INPUT MATERIAL —
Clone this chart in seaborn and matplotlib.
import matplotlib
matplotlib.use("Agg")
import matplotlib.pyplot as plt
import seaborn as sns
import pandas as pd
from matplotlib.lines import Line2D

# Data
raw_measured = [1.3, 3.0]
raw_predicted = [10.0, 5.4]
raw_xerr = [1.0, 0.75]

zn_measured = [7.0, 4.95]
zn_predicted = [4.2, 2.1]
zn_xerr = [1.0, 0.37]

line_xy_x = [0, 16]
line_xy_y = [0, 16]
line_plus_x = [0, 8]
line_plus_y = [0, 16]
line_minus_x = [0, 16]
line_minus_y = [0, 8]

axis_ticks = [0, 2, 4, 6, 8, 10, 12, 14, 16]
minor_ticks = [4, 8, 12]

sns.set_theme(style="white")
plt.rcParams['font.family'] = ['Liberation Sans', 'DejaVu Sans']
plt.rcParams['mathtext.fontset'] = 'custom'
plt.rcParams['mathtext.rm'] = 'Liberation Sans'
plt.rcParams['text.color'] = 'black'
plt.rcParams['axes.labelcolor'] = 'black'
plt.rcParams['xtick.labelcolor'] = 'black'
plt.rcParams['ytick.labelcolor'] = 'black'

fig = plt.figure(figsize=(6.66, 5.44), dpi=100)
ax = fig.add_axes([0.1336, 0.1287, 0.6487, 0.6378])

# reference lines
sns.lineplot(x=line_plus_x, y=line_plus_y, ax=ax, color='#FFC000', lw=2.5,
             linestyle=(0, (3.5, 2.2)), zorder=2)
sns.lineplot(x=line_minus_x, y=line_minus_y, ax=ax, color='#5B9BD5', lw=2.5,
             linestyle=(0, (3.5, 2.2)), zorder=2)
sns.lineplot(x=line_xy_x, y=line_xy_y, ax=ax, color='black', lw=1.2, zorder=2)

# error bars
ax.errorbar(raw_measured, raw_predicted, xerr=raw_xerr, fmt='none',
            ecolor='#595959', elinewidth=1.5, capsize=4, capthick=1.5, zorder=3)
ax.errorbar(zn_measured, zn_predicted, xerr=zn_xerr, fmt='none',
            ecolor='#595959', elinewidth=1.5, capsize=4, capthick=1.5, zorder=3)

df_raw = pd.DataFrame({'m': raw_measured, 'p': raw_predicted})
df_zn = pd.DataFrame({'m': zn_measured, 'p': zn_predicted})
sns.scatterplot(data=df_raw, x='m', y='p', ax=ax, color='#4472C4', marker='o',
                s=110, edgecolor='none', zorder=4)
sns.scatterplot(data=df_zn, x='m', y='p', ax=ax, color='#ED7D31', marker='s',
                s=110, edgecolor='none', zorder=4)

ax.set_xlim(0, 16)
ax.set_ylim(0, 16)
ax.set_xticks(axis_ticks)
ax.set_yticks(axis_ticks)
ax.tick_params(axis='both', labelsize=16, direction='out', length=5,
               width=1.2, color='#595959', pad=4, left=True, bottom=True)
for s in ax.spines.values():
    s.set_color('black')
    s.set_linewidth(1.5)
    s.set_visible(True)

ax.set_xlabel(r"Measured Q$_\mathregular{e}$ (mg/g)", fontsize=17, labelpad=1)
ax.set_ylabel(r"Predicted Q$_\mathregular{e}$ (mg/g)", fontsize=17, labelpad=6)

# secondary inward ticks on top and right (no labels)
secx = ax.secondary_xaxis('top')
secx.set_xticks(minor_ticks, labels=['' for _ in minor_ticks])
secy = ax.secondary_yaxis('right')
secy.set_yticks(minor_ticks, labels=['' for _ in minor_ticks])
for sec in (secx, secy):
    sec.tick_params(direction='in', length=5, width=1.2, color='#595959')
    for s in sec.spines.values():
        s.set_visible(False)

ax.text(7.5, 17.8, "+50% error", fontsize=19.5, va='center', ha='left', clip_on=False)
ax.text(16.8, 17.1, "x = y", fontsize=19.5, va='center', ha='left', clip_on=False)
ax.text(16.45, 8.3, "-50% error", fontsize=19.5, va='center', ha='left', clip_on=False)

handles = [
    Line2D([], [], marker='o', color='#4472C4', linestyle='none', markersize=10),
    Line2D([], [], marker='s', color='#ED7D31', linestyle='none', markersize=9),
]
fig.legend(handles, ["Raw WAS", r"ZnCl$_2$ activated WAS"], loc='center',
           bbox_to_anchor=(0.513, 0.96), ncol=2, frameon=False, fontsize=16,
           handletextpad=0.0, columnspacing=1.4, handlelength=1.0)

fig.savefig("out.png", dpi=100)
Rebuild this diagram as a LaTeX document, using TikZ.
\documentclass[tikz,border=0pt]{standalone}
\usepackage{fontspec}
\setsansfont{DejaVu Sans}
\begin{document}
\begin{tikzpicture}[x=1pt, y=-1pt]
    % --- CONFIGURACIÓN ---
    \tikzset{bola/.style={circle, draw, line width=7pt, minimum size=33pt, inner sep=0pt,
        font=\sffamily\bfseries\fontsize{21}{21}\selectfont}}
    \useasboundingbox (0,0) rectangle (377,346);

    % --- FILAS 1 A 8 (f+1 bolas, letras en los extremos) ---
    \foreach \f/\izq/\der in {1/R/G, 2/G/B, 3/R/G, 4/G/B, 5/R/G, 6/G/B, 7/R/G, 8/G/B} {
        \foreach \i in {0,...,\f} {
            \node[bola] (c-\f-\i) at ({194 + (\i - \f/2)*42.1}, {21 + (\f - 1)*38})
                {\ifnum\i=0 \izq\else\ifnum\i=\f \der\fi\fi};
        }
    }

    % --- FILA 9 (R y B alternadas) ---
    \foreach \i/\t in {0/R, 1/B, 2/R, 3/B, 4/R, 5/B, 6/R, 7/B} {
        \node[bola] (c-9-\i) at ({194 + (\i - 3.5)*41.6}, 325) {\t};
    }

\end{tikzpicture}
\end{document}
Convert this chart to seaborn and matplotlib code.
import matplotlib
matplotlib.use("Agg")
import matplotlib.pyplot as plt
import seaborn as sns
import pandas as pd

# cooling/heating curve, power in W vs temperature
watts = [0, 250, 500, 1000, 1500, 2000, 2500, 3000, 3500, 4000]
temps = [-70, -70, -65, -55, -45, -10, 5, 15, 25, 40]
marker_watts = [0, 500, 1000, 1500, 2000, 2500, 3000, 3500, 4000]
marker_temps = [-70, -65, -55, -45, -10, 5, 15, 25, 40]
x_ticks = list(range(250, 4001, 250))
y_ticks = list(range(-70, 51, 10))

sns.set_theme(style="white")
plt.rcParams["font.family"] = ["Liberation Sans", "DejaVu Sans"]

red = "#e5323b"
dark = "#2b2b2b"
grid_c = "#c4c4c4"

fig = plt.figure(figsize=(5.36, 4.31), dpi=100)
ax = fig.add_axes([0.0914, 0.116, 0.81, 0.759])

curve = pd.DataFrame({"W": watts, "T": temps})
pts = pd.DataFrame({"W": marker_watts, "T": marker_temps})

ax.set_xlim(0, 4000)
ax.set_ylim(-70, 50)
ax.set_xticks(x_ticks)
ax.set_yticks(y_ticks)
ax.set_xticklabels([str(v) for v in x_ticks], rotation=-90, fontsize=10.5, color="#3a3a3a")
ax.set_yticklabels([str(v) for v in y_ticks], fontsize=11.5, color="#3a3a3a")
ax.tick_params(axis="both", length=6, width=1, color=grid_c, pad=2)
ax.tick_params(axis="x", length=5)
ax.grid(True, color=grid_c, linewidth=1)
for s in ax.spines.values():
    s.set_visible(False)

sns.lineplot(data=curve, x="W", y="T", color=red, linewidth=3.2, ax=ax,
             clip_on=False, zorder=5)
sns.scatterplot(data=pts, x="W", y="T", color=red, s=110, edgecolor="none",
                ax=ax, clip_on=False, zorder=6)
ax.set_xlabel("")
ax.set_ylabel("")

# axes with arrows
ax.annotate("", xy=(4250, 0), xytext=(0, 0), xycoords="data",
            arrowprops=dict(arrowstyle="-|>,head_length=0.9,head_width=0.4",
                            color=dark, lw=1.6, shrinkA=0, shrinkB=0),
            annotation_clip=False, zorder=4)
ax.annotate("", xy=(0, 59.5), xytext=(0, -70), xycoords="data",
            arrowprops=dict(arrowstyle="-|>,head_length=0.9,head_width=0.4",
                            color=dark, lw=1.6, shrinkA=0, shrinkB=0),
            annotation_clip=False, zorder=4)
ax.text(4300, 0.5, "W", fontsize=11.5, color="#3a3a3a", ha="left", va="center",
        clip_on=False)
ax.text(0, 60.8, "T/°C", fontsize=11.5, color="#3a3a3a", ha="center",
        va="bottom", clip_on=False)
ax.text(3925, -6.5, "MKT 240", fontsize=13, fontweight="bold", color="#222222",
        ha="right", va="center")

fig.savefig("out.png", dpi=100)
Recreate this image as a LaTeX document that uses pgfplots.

TASK DETAILS —
Repeat verbatim the opening run of entries, ending with the line that contains "minor_ticks = [4, 8, 12]".

ANSWER TO THE TASK —
Clone this chart in seaborn and matplotlib.
import matplotlib
matplotlib.use("Agg")
import matplotlib.pyplot as plt
import seaborn as sns
import pandas as pd
from matplotlib.lines import Line2D

# Data
raw_measured = [1.3, 3.0]
raw_predicted = [10.0, 5.4]
raw_xerr = [1.0, 0.75]

zn_measured = [7.0, 4.95]
zn_predicted = [4.2, 2.1]
zn_xerr = [1.0, 0.37]

line_xy_x = [0, 16]
line_xy_y = [0, 16]
line_plus_x = [0, 8]
line_plus_y = [0, 16]
line_minus_x = [0, 16]
line_minus_y = [0, 8]

axis_ticks = [0, 2, 4, 6, 8, 10, 12, 14, 16]
minor_ticks = [4, 8, 12]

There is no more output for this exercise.